[Start of Data listing]
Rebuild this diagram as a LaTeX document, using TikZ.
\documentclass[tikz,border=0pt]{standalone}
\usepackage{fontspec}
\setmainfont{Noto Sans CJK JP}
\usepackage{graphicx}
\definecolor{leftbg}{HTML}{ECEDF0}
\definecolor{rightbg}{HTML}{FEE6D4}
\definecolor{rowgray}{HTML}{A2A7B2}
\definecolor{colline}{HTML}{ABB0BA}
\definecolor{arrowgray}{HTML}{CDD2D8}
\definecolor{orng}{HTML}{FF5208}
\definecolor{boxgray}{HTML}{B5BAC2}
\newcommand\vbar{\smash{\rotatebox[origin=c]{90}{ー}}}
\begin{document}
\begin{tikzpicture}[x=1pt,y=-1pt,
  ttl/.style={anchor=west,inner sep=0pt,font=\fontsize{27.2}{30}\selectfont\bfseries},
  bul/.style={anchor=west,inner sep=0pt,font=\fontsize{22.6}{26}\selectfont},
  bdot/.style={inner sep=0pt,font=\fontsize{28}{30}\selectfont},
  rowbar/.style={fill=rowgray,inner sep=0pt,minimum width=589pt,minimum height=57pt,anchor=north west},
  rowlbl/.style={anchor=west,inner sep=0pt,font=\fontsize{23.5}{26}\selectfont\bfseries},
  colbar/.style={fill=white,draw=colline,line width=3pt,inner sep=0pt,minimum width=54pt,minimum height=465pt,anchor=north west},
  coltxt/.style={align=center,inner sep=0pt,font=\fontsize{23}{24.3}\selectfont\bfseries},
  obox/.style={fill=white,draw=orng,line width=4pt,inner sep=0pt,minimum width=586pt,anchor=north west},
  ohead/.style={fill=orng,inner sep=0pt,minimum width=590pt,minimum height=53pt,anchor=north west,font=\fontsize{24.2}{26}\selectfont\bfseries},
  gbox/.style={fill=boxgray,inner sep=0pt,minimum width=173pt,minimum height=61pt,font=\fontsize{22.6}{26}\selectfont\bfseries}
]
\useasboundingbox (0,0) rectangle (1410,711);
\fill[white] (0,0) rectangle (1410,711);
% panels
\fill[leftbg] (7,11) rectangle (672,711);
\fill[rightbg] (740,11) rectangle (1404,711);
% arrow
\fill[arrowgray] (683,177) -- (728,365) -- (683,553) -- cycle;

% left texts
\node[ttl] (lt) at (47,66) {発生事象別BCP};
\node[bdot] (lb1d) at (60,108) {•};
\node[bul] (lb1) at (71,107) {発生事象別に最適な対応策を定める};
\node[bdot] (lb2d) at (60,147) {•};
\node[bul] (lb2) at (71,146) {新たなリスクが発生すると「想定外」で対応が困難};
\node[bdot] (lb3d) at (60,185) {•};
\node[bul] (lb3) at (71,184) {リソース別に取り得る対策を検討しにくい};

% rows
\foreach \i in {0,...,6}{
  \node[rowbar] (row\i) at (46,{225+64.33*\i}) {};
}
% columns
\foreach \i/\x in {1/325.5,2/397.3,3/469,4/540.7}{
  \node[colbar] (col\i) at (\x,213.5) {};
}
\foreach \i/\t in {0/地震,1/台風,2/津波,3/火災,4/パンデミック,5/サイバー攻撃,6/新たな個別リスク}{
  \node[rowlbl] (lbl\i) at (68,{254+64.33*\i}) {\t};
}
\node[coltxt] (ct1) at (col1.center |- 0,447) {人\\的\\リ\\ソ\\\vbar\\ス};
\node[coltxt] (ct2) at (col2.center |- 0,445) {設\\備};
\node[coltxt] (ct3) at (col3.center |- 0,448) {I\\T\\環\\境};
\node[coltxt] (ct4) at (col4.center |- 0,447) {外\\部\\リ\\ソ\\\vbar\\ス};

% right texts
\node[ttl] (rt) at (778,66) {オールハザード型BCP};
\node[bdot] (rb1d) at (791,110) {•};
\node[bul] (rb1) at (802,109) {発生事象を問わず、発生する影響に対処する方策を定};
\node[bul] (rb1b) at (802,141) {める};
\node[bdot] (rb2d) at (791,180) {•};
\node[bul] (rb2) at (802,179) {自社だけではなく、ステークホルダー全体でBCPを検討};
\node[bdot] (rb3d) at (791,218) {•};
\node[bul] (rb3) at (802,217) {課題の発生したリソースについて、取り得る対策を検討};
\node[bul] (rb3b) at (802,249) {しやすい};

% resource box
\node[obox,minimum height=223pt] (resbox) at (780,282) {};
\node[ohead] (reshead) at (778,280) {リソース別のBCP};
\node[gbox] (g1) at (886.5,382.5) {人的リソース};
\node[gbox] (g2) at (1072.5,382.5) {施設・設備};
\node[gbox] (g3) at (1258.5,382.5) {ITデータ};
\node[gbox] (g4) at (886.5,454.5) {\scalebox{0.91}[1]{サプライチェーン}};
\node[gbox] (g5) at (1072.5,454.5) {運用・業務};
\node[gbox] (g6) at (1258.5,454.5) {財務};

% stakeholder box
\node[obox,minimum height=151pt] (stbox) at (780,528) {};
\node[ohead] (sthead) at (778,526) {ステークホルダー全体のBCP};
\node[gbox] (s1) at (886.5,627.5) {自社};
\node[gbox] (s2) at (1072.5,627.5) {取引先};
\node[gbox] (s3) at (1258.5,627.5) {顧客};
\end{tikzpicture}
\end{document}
[End of Data listing]
[Start of Data listing]
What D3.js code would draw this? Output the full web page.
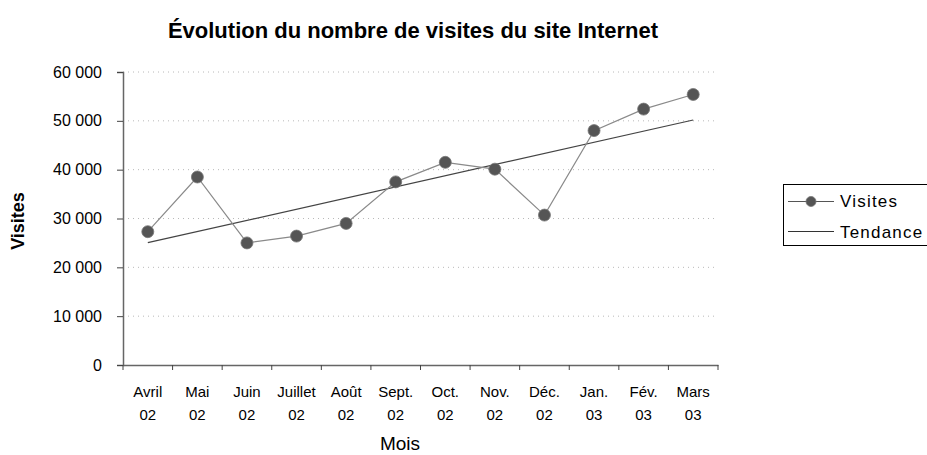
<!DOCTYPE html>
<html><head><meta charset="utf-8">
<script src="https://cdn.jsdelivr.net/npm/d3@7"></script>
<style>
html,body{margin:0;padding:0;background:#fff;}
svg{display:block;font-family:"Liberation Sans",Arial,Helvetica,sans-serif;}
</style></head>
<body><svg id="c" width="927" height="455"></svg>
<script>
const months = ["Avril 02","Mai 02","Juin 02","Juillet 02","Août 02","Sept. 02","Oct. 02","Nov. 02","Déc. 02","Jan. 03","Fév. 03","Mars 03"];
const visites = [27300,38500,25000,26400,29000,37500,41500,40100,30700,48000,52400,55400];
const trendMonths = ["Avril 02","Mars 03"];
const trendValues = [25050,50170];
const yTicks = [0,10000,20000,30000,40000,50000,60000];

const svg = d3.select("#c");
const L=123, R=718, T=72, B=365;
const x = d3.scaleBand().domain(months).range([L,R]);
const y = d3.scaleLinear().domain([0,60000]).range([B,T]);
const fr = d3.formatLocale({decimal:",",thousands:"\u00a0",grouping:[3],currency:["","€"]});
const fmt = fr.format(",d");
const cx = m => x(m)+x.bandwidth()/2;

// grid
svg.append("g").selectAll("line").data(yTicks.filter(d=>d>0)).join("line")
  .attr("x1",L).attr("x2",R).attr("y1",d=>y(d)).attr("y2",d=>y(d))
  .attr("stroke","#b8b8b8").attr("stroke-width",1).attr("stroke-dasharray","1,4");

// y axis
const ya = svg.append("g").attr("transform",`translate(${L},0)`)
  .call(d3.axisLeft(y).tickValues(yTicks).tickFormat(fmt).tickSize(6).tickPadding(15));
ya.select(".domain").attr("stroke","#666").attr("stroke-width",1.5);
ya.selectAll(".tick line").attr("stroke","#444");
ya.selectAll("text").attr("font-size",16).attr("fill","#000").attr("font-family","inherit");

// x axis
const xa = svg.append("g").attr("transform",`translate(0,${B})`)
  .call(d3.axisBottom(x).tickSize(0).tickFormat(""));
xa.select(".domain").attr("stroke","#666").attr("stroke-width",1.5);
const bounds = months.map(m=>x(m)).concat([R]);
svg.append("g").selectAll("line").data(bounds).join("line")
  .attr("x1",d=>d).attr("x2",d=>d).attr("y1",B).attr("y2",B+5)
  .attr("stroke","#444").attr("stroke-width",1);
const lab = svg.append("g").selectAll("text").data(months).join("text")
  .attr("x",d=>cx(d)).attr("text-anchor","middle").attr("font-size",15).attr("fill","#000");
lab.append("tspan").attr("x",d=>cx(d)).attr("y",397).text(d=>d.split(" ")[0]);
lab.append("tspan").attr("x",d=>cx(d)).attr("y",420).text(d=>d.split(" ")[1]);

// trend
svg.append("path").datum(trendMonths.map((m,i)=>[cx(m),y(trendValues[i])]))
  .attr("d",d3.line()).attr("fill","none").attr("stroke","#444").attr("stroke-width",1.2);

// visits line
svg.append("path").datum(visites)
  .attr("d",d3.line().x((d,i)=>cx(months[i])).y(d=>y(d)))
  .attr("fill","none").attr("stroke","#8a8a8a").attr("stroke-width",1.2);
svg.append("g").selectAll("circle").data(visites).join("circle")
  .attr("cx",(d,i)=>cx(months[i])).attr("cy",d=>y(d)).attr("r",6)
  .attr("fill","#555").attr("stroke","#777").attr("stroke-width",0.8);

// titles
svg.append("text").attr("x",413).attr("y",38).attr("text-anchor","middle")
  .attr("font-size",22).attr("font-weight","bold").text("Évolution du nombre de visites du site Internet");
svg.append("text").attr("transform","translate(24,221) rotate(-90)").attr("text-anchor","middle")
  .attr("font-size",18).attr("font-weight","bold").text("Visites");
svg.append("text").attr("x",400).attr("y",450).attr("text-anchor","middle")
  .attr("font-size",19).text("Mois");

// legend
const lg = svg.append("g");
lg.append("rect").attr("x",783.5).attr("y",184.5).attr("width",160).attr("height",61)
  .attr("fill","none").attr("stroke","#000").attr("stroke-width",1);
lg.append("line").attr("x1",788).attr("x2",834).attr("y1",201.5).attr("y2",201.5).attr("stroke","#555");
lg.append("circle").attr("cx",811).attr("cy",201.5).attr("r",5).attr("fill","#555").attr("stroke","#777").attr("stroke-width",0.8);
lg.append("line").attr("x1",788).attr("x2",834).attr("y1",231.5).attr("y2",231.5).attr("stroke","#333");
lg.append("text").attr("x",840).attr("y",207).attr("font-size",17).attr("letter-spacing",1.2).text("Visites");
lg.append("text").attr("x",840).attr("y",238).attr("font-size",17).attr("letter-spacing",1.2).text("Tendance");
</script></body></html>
[End of Data listing]
Set task -> From the listing above, pick out every line containing "this".

Result of the task ->
Rebuild this diagram as a LaTeX document, using TikZ.
What D3.js code would draw this? Output the full web page.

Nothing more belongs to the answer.